Chapek chafes at the appraisal that he is “an outsider, a number-cruncher, a cost-cutter” in comparison with his predecessors Bob Iger and Michael Eisner, who were viewed as “creative people at heart.”
Compared to Iger, who rose to success at Disney through the film industry, Chapek was seen as an “unknown” in the industry. His rise to CEO “worries some actors, directors, and agents in Hollywood.” His focus on streaming services doesn’t alleviate those worries.
Disney fans may remember Chapek as the champion of the Disney Vault, a fictitious safe which housed classic Disney films away from the public. Movies were released for a limited time before going “back in the vault,” creating false scarcity. Now, Chapek has moved on from the Vault and become the champion of Disney+.
Chapek’s protest against his bean counter reputation comes after the latest quarterly earnings call, in which he made public his desire to have Disney enter the sports betting business.

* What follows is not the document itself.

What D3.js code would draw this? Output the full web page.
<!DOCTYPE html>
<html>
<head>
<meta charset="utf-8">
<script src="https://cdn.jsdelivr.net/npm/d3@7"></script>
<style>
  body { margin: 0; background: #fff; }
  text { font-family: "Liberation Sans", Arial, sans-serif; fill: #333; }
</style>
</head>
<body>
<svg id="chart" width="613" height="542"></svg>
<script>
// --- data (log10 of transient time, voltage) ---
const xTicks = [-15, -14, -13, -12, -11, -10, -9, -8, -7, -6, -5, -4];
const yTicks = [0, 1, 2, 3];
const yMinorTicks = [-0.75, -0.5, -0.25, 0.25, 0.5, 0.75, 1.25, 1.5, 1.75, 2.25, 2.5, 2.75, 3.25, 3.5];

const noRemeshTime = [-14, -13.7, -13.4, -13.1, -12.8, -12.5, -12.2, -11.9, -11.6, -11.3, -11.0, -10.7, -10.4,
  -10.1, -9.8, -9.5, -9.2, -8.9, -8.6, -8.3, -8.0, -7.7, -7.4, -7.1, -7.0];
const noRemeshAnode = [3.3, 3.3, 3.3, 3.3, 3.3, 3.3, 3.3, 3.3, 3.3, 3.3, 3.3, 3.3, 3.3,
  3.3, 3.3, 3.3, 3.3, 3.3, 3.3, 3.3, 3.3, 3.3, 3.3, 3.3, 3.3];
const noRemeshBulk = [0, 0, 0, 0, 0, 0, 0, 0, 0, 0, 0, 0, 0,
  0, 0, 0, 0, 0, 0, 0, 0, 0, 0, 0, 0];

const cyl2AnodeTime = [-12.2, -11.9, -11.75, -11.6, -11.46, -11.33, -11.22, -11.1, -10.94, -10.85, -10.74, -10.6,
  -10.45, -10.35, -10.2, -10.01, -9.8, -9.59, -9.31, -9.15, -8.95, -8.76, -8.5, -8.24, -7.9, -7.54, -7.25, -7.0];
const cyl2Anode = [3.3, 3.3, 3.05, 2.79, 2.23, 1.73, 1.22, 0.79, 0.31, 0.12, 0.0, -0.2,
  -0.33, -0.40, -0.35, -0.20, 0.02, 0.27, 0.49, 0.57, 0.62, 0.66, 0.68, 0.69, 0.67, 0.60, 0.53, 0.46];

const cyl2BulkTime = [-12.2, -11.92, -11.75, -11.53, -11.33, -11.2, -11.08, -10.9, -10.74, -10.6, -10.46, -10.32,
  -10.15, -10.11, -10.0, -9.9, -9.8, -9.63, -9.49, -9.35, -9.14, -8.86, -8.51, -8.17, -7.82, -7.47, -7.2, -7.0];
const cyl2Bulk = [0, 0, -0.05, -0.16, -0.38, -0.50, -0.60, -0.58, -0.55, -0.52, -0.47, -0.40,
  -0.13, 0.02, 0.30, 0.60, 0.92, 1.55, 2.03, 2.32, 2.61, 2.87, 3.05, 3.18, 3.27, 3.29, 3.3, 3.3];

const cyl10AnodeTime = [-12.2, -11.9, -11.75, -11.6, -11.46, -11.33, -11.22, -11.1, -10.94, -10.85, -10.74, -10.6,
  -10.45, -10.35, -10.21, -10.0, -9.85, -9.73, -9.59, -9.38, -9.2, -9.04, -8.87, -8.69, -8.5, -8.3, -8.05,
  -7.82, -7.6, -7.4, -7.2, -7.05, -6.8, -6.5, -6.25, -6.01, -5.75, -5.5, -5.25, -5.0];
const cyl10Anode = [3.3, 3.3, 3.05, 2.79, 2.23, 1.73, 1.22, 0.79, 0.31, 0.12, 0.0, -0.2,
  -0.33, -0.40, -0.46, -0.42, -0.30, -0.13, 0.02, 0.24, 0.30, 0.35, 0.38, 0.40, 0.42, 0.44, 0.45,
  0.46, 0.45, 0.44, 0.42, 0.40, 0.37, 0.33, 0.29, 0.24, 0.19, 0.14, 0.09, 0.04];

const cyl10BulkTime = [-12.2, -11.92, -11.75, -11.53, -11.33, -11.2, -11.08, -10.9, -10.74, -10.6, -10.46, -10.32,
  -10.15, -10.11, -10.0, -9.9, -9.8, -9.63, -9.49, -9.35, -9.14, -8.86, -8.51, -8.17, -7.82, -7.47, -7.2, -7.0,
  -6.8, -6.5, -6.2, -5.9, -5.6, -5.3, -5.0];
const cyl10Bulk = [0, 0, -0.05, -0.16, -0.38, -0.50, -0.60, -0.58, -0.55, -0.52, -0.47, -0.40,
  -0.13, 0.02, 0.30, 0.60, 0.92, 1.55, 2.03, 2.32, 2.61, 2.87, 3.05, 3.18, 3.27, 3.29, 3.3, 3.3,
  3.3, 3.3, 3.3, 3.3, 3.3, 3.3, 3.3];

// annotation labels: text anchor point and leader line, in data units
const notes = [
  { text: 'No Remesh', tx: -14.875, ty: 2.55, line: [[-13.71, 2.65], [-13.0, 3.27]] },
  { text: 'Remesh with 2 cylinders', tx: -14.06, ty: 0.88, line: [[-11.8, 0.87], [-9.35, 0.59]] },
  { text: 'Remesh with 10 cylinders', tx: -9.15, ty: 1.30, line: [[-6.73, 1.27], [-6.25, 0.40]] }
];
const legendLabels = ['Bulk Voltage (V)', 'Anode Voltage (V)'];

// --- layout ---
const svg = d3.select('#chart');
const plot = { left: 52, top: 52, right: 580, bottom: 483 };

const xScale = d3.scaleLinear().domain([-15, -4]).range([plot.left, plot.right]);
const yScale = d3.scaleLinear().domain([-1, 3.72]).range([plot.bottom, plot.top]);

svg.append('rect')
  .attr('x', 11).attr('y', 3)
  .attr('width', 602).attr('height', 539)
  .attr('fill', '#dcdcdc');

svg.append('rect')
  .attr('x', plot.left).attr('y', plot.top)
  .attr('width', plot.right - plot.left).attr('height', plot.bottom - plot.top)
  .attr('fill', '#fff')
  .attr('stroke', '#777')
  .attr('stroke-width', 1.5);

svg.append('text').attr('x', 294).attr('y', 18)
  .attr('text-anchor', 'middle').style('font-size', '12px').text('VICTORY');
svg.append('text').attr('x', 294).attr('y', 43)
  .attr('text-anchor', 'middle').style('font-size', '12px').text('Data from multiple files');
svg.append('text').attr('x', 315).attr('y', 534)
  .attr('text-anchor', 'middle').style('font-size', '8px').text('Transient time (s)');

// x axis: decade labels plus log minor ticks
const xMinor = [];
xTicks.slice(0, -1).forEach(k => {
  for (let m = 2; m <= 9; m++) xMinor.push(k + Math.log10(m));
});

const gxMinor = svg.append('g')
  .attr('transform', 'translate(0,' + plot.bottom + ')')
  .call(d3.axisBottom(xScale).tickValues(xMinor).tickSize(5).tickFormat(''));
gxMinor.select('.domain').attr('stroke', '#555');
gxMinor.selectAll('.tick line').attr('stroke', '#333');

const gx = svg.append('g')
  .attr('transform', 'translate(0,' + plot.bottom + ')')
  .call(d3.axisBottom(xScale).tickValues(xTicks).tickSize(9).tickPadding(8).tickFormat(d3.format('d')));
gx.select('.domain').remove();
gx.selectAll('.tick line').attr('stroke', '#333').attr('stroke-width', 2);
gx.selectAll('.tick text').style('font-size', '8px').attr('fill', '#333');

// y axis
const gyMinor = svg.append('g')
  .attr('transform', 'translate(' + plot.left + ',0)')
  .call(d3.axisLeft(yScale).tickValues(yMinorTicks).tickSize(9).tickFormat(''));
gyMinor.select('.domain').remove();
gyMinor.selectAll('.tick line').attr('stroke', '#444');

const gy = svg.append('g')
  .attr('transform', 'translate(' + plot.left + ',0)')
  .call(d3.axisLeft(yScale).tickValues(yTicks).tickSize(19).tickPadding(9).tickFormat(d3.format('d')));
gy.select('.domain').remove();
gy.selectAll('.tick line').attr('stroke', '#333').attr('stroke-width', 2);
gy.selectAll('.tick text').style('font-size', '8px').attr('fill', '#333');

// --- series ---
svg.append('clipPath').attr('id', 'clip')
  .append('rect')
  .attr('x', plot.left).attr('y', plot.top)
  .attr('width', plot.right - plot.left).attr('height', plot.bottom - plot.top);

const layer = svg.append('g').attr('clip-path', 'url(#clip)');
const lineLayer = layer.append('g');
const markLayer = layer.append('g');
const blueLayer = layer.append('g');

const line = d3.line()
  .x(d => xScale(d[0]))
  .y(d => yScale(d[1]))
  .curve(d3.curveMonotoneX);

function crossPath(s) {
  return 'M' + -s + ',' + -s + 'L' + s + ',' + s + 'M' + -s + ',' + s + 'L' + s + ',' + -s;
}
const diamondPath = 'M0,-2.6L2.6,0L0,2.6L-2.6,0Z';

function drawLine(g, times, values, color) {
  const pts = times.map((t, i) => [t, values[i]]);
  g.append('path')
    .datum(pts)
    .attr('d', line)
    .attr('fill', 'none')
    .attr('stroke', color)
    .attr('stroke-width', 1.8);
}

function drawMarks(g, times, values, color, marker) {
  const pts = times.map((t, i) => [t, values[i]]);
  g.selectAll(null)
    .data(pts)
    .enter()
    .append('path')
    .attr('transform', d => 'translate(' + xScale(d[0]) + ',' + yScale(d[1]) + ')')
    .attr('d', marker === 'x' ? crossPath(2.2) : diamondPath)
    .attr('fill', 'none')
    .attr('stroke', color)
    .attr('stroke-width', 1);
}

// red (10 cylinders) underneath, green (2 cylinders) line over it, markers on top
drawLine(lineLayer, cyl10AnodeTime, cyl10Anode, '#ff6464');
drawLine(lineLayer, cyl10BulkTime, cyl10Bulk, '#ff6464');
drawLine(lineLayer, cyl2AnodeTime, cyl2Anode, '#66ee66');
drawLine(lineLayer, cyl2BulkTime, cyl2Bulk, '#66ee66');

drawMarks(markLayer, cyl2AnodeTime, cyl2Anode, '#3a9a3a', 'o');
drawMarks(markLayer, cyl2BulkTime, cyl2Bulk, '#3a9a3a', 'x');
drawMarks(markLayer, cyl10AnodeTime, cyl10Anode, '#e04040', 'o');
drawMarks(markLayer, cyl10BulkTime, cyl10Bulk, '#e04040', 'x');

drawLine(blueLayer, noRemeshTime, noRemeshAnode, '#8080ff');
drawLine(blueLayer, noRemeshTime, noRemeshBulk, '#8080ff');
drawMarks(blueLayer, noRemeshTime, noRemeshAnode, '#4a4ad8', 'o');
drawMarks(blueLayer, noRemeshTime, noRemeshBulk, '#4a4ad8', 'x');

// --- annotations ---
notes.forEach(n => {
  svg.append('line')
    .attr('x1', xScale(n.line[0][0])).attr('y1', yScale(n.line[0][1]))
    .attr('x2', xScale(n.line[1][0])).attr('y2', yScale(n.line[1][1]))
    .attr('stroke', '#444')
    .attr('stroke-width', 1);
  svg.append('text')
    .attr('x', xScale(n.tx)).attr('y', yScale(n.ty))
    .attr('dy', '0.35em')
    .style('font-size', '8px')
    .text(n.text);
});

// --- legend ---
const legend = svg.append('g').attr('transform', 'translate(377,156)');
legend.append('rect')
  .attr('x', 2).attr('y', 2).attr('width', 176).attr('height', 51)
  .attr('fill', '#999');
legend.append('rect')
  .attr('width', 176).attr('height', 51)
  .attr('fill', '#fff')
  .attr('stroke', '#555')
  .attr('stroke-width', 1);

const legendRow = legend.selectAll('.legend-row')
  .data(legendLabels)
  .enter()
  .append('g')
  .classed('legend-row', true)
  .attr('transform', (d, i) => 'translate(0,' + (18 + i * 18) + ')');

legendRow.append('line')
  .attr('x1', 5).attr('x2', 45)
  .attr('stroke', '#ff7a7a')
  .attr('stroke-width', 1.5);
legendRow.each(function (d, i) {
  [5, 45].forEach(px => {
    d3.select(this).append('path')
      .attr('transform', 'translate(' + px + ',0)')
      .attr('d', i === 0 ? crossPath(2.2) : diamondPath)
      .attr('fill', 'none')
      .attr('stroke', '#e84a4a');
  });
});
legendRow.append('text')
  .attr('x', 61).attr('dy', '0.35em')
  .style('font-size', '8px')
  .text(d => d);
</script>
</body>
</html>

Chapek has been restructuring the company and its priorities. In addition to former BP executive Geoff Morrell as Chief Communications Officer and former Procter & Gamble executive Susan Arnold as Chairman of the Board, Financial Times reports that Chapek made major changes to the production and distribution teams which were highly critiqued by former Disney executives.
One former executive claims Disney under Chapek “became a club where the old members reasserted themselves. The only qualification they had was they had to have been around for 30 years at Disney and nowhere else.”
Iger reportedly expressed concern to other executives. “He said the company was changing and he was concerned by the lack of innovation, the lack of strategy,” says one senior executive.
With Iger departing at the end of this year, Chapek will be on his own for the first time since he took the position last spring.